### Problem details
Your task is to write out only the lines running from the line with "Rebuild this chart" to the line with "const plotLeft = 205, plotRight", both ends kept, with no images.

[Begin Supplied material]

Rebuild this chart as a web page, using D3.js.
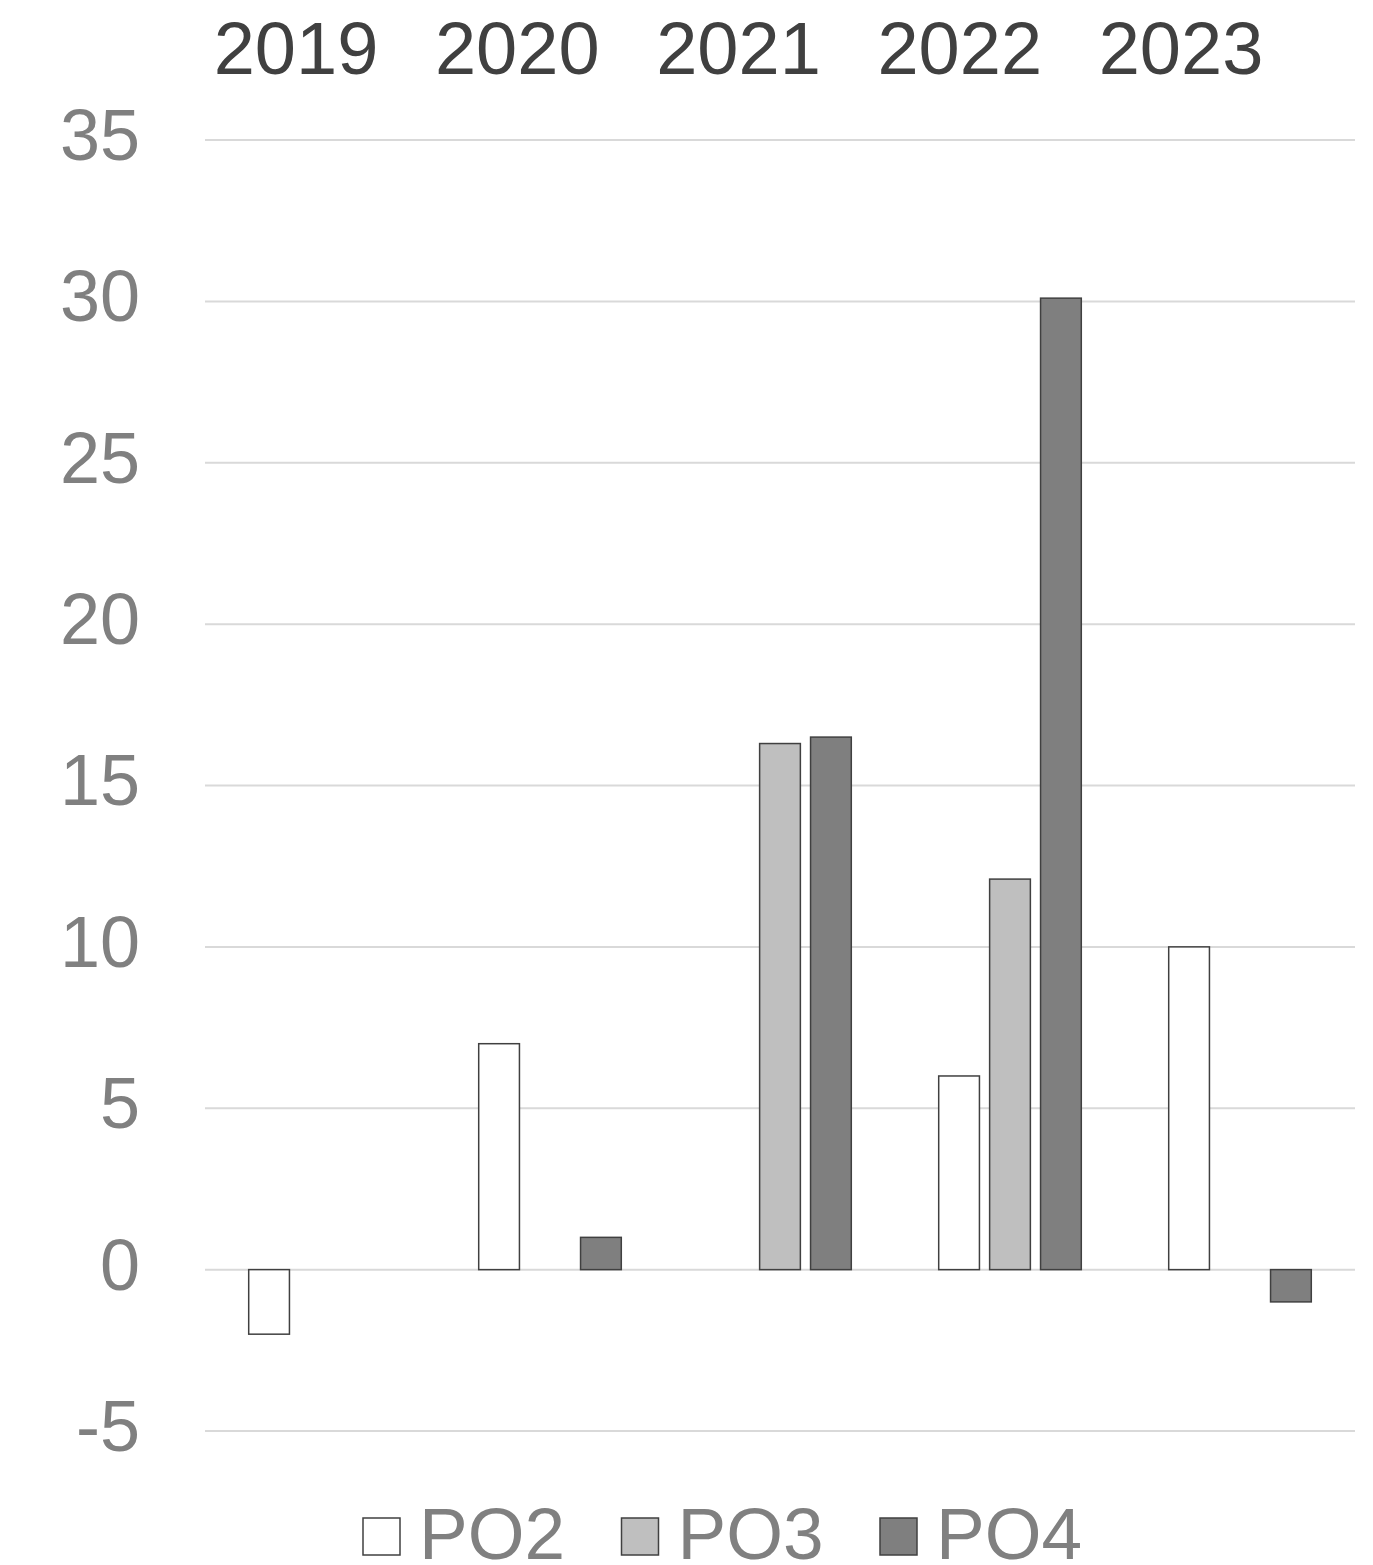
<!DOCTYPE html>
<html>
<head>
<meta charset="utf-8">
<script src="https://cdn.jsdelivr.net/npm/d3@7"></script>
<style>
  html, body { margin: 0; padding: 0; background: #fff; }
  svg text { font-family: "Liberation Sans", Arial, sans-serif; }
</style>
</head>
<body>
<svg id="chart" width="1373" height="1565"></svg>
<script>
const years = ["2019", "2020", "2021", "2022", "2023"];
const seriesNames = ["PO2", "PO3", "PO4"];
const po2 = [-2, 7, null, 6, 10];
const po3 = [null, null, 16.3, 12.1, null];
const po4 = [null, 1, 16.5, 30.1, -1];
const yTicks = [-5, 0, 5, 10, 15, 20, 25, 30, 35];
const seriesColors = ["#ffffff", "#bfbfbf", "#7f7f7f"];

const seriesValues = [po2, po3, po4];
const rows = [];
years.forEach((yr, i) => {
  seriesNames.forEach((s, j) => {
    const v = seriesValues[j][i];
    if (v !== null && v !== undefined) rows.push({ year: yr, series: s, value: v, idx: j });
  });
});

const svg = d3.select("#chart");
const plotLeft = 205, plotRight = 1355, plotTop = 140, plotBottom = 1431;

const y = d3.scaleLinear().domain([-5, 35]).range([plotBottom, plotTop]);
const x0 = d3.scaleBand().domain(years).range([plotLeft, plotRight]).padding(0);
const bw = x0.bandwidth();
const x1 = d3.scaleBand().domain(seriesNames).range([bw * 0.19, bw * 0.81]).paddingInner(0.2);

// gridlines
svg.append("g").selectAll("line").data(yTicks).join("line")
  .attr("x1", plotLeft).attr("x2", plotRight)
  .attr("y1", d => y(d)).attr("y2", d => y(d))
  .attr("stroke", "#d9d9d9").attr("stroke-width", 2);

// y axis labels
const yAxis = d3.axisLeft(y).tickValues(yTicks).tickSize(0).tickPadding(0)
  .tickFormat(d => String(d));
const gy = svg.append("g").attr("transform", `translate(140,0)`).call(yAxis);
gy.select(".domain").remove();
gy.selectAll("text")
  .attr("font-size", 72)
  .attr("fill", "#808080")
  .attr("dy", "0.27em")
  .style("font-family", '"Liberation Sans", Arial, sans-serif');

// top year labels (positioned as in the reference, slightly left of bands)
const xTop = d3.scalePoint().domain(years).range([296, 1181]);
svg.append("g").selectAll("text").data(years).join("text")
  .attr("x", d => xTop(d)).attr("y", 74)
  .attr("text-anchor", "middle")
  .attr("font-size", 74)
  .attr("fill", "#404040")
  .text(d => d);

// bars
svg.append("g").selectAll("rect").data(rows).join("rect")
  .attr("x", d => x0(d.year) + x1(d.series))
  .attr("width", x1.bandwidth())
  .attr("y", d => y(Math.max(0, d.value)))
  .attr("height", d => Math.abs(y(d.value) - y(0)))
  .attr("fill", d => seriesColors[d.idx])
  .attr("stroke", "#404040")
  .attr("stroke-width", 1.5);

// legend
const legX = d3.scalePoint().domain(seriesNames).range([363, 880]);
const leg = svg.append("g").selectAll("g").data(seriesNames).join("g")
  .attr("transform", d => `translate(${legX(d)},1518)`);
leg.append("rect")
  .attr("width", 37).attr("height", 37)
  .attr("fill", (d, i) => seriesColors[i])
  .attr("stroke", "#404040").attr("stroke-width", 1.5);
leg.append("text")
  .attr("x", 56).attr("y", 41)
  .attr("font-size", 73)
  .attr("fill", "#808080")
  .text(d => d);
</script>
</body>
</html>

[End Supplied material]
[Begin Supplied material]

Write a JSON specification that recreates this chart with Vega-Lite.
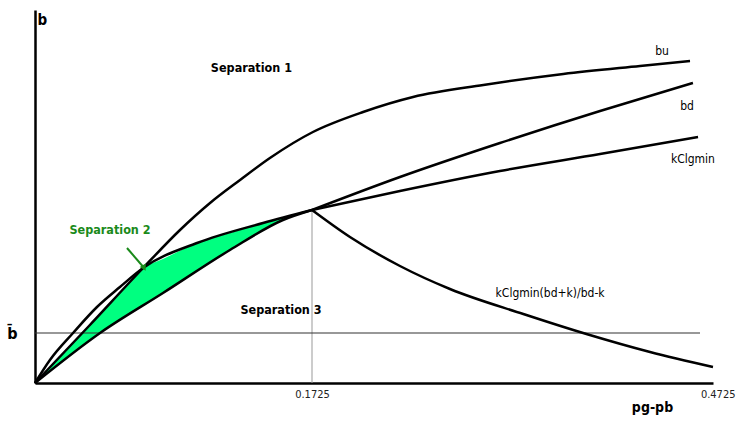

[End Supplied material]

### Output for this exercise
Rebuild this chart as a web page, using D3.js.
<!DOCTYPE html>
<html>
<head>
<meta charset="utf-8">
<script src="https://cdn.jsdelivr.net/npm/d3@7"></script>
<style>
  html, body { margin: 0; padding: 0; background: #fff; }
  svg text { font-family: "Liberation Sans", Arial, sans-serif; }
</style>
</head>
<body>
<svg id="chart" width="1373" height="1565"></svg>
<script>
const years = ["2019", "2020", "2021", "2022", "2023"];
const seriesNames = ["PO2", "PO3", "PO4"];
const po2 = [-2, 7, null, 6, 10];
const po3 = [null, null, 16.3, 12.1, null];
const po4 = [null, 1, 16.5, 30.1, -1];
const yTicks = [-5, 0, 5, 10, 15, 20, 25, 30, 35];
const seriesColors = ["#ffffff", "#bfbfbf", "#7f7f7f"];

const seriesValues = [po2, po3, po4];
const rows = [];
years.forEach((yr, i) => {
  seriesNames.forEach((s, j) => {
    const v = seriesValues[j][i];
    if (v !== null && v !== undefined) rows.push({ year: yr, series: s, value: v, idx: j });
  });
});

const svg = d3.select("#chart");
const plotLeft = 205, plotRight = 1355, plotTop = 140, plotBottom = 1431;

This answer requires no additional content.